Exercise description:
Without the pictures, copy all the entries below exactly.

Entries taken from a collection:

# # # # # # #

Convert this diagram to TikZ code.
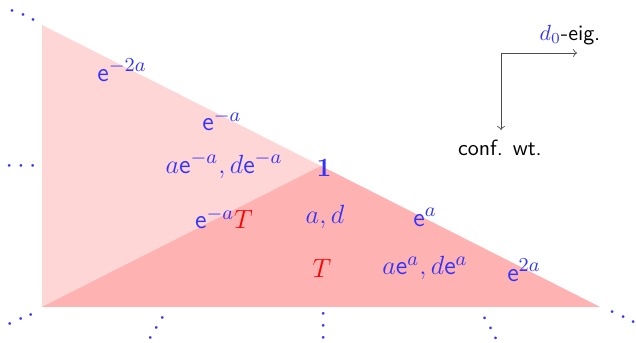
\documentclass[tikz,border=0pt]{standalone}
\begin{document}
\begin{tikzpicture}[x=0.016cm, y=-0.016cm, font=\sffamily\fontsize{12.5}{15}\selectfont,
    lbl/.style = {text=blue!80},
    dots/.style = {text=blue!80, inner sep=0pt},
    legend/.style = {font=\sffamily\fontsize{10}{12}\selectfont},
    axis/.style = {draw=black!70, ->, >=to}]

    \useasboundingbox (0,0) rectangle (636,343);

    \coordinate (tl) at (42,25);
    \coordinate (bl) at (42,307);
    \coordinate (br) at (600,307);
    \coordinate (apex) at (321,166);

    \fill[red!16] (tl) -- (bl) -- (br) -- cycle;
    \fill[red!30] (bl) -- (apex) -- (br) -- cycle;

    \node[lbl] (em2a) at (122,70) {$\mathsf{e}^{-2a}$};
    \node[lbl] (ema) at (222,120) {$\mathsf{e}^{-a}$};
    \node[lbl] (aema) at (224,165) {$a\mathsf{e}^{-a}, d\mathsf{e}^{-a}$};
    \node[lbl] (one) at (324,168) {$\mathbf{1}$};
    \node[lbl] (emaT) at (224,218) {$\mathsf{e}^{-a}\textcolor{red}{T}$};
    \node[lbl] (ad) at (325,217) {$a, d$};
    \node[red] (T) at (322,268) {$T$};
    \node[lbl] (ea) at (425,217) {$\mathsf{e}^{a}$};
    \node[lbl] (aea) at (425,268) {$a\mathsf{e}^{a}, d\mathsf{e}^{a}$};
    \node[lbl] (e2a) at (524,270) {$\mathsf{e}^{2a}$};

    \node[dots, rotate=-24] (dtl) at (23,16) {$\cdots$};
    \node[dots] (dl) at (21,167) {$\cdots$};
    \node[dots, rotate=24] (dbl) at (21,320) {$\cdots$};
    \node[dots, rotate=59] (db2) at (157,328) {$\cdots$};
    \node[dots, rotate=90] (db3) at (324,326) {$\cdots$};
    \node[dots, rotate=-60] (db4) at (490,329) {$\cdots$};
    \node[dots, rotate=-25] (dbr) at (623,318) {$\cdots$};

    % legend
    \coordinate (crn) at (501,53);
    \coordinate (eigend) at (577,53);
    \coordinate (wtend) at (501,130);
    \draw[axis] (crn) -- (eigend);
    \draw[axis] (crn) -- (wtend);
    \node[legend] (eig) at (570,35) {\textcolor{blue!80}{$d_0$}-eig.};
    \node[legend] (wt) at (500,148) {conf. wt.};

\end{tikzpicture}
\end{document}
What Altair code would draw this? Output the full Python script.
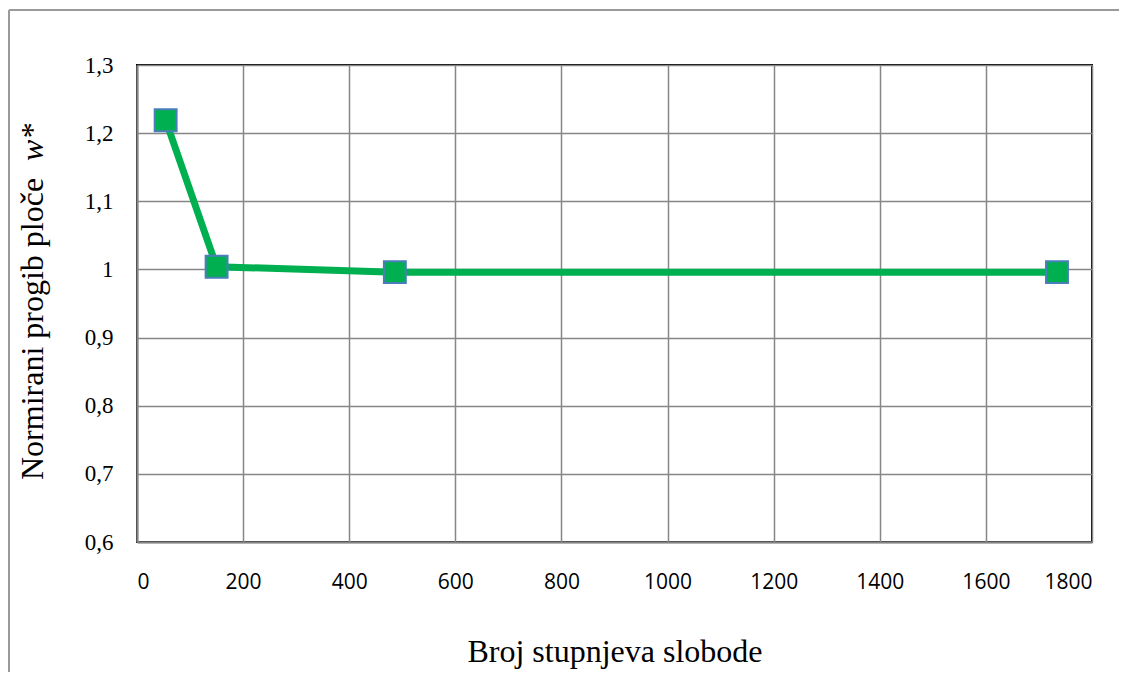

# # # # # # #

Complete answer:
Convert this diagram to TikZ code.
\documentclass[tikz,border=0pt]{standalone}
\begin{document}
\begin{tikzpicture}[x=0.016cm, y=-0.016cm, font=\sffamily\fontsize{12.5}{15}\selectfont,
    lbl/.style = {text=blue!80},
    dots/.style = {text=blue!80, inner sep=0pt},
    legend/.style = {font=\sffamily\fontsize{10}{12}\selectfont},
    axis/.style = {draw=black!70, ->, >=to}]

    \useasboundingbox (0,0) rectangle (636,343);

    \coordinate (tl) at (42,25);
    \coordinate (bl) at (42,307);
    \coordinate (br) at (600,307);
    \coordinate (apex) at (321,166);

    \fill[red!16] (tl) -- (bl) -- (br) -- cycle;
    \fill[red!30] (bl) -- (apex) -- (br) -- cycle;

    \node[lbl] (em2a) at (122,70) {$\mathsf{e}^{-2a}$};
    \node[lbl] (ema) at (222,120) {$\mathsf{e}^{-a}$};
    \node[lbl] (aema) at (224,165) {$a\mathsf{e}^{-a}, d\mathsf{e}^{-a}$};
    \node[lbl] (one) at (324,168) {$\mathbf{1}$};
    \node[lbl] (emaT) at (224,218) {$\mathsf{e}^{-a}\textcolor{red}{T}$};
    \node[lbl] (ad) at (325,217) {$a, d$};
    \node[red] (T) at (322,268) {$T$};
    \node[lbl] (ea) at (425,217) {$\mathsf{e}^{a}$};
    \node[lbl] (aea) at (425,268) {$a\mathsf{e}^{a}, d\mathsf{e}^{a}$};
    \node[lbl] (e2a) at (524,270) {$\mathsf{e}^{2a}$};

    \node[dots, rotate=-24] (dtl) at (23,16) {$\cdots$};
    \node[dots] (dl) at (21,167) {$\cdots$};
    \node[dots, rotate=24] (dbl) at (21,320) {$\cdots$};
    \node[dots, rotate=59] (db2) at (157,328) {$\cdots$};
    \node[dots, rotate=90] (db3) at (324,326) {$\cdots$};
    \node[dots, rotate=-60] (db4) at (490,329) {$\cdots$};
    \node[dots, rotate=-25] (dbr) at (623,318) {$\cdots$};

    % legend
    \coordinate (crn) at (501,53);
    \coordinate (eigend) at (577,53);
    \coordinate (wtend) at (501,130);
    \draw[axis] (crn) -- (eigend);
    \draw[axis] (crn) -- (wtend);
    \node[legend] (eig) at (570,35) {\textcolor{blue!80}{$d_0$}-eig.};
    \node[legend] (wt) at (500,148) {conf. wt.};

\end{tikzpicture}
\end{document}
What Altair code would draw this? Output the full Python script.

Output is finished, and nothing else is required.